Everything from the first line down to the line containing "plt.rcParams['font.family'] = ['DejaVu Sans']" is to be retyped exactly, both ends included, with pictures left out.

****************

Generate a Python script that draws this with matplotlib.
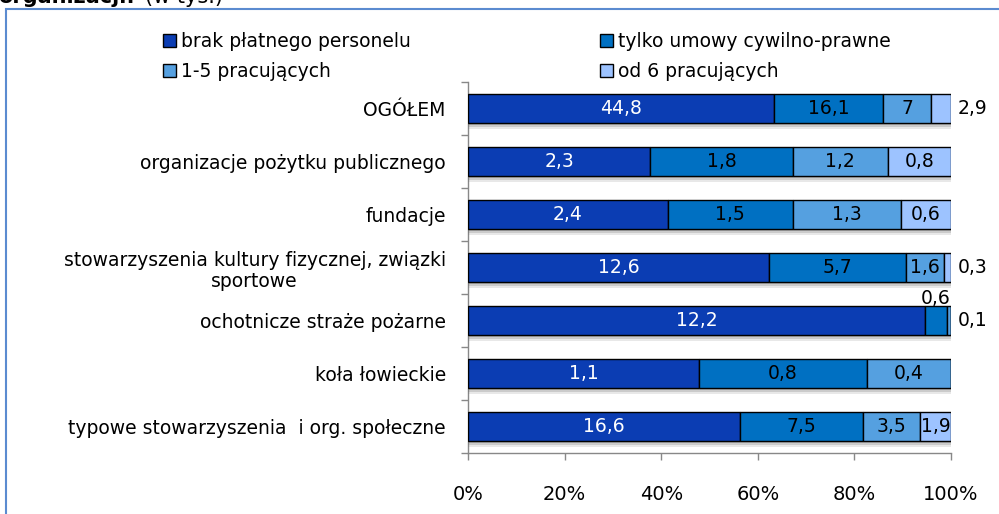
import numpy as np
import matplotlib
matplotlib.use("Agg")
import matplotlib.pyplot as plt
import matplotlib.patheffects as pe
from matplotlib.patches import Patch, Rectangle

plt.rcParams['font.family'] = ['DejaVu Sans']

categories = [
    "OGÓŁEM",
    "organizacje pożytku publicznego",
    "fundacje",
    "stowarzyszenia kultury fizycznej, związki\nsportowe",
    "ochotnicze straże pożarne",
    "koła łowieckie",
    "typowe stowarzyszenia  i org. społeczne",
]
series_names = ["brak płatnego personelu", "tylko umowy cywilno-prawne",
                "1-5 pracujących", "od 6 pracujących"]
brak = [44.8, 2.3, 2.4, 12.6, 12.2, 1.1, 16.6]
tylko = [16.1, 1.8, 1.5, 5.7, 0.6, 0.8, 7.5]
p1_5 = [7.0, 1.2, 1.3, 1.6, 0.1, 0.4, 3.5]
od6 = [2.9, 0.8, 0.6, 0.3, 0.0, 0.0, 1.9]
xtick_labels = ["0%", "20%", "40%", "60%", "80%", "100%"]

colors = ["#0B3DB3", "#0070C2", "#55A0E0", "#9DC3FF"]
text_colors = ["white", "black", "black", "black"]

# label placement overrides (row, series) -> mode
label_mode = {(0, 3): "right", (3, 3): "right", (4, 1): "above", (4, 2): "right"}

FS = 13.5
W, H = 999, 514
fig = plt.figure(figsize=(W / 100, H / 100), dpi=100)
ax = fig.add_axes([468 / W, 1 - 453 / H, (951 - 468) / W, (453 - 82) / H])

data = np.array([brak, tylko, p1_5, od6])
totals = data.sum(axis=0)
pct = data / totals * 100
n = len(categories)
ypos = np.arange(n)[::-1].astype(float)
bar_h = 0.53

shadow = [pe.SimplePatchShadow(offset=(0, -o), shadow_rgbFace='0.45', alpha=a)
          for o, a in [(1.5, 0.3), (3.0, 0.24), (4.5, 0.16)]]

left = np.zeros(n)
for s in range(4):
    bars = ax.barh(ypos, pct[s], left=left, height=bar_h, color=colors[s],
                   edgecolor="black", linewidth=1.0, label=series_names[s], zorder=3)
    for b in bars:
        b.set_path_effects(shadow + [pe.Normal()])
    for i in range(n):
        v = data[s, i]
        if v == 0:
            continue
        txt = f"{v:g}".replace(".", ",")
        mode = label_mode.get((i, s), "inside")
        cx = left[i] + pct[s, i] / 2
        if mode == "inside":
            ax.text(cx, ypos[i], txt, ha="center", va="center", fontsize=FS,
                    color=text_colors[s], zorder=5)
        elif mode == "right":
            ax.text(101.3, ypos[i], txt, ha="left", va="center", fontsize=FS,
                    color="black", zorder=5, clip_on=False)
        elif mode == "above":
            ax.text(cx, ypos[i] + bar_h / 2 - 0.03, txt, ha="center", va="bottom",
                    fontsize=FS, color="black", zorder=5, clip_on=False)
    left += pct[s]

ax.set_xlim(0, 100)
ax.set_ylim(-0.5, n - 0.5)
ax.set_xticks(np.linspace(0, 100, 6))
ax.set_xticklabels(xtick_labels, fontsize=14)
ax.tick_params(axis="x", length=5, pad=18, color="#888888", width=1)

ax.set_yticks(np.arange(-0.5, n, 1.0))
ax.set_yticklabels([])
ax.tick_params(axis="y", which="major", length=5, color="#888888", width=1)
ax.set_yticks(ypos, minor=True)
ax.set_yticklabels(categories, minor=True, fontsize=FS)
ax.tick_params(axis="y", which="minor", length=0, pad=16)
for lbl in ax.get_yticklabels(minor=True):
    lbl.set_multialignment("center")
    lbl.set_linespacing(1.15)

for side in ["top", "right"]:
    ax.spines[side].set_visible(False)
for side in ["left", "bottom"]:
    ax.spines[side].set_color("#888888")
    ax.spines[side].set_linewidth(1)

# legend laid out row-wise: row 1 = series 0,1 ; row 2 = series 2,3
order = [0, 2, 1, 3]
handles = [Patch(facecolor=colors[k], edgecolor="black", linewidth=1.0) for k in order]
labels = [series_names[k] for k in order]
fig.legend(handles, labels, loc="upper left", ncol=2, frameon=False,
           bbox_to_anchor=(163 / W, 1 - 32 / H), fontsize=FS,
           handlelength=0.7, handleheight=0.7, handletextpad=0.25,
           columnspacing=10.1, labelspacing=0.6, borderpad=0, borderaxespad=0)

# outer frame
fig.add_artist(Rectangle((5.5 / W, -0.05), 1.2, 1 - 9 / H + 0.05,
                         transform=fig.transFigure, fill=False,
                         edgecolor="#5B8BD0", linewidth=1.5))

# cut-off title at top (partly outside the image, as in the reference)
t1 = fig.text(-2 / W, 1 - 3 / H, "organizacji:", fontsize=15, fontweight="bold",
              ha="left", va="baseline")
fig.canvas.draw()
bb = t1.get_window_extent()
fig.text(bb.x1 / W + 10 / W, 1 - 3 / H, "(w tys.)", fontsize=15,
         ha="left", va="baseline")

fig.savefig("out.png", dpi=100)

****************

- _In response_:
Generate a Python script that draws this with matplotlib.
import numpy as np
import matplotlib
matplotlib.use("Agg")
import matplotlib.pyplot as plt
import matplotlib.patheffects as pe
from matplotlib.patches import Patch, Rectangle

plt.rcParams['font.family'] = ['DejaVu Sans']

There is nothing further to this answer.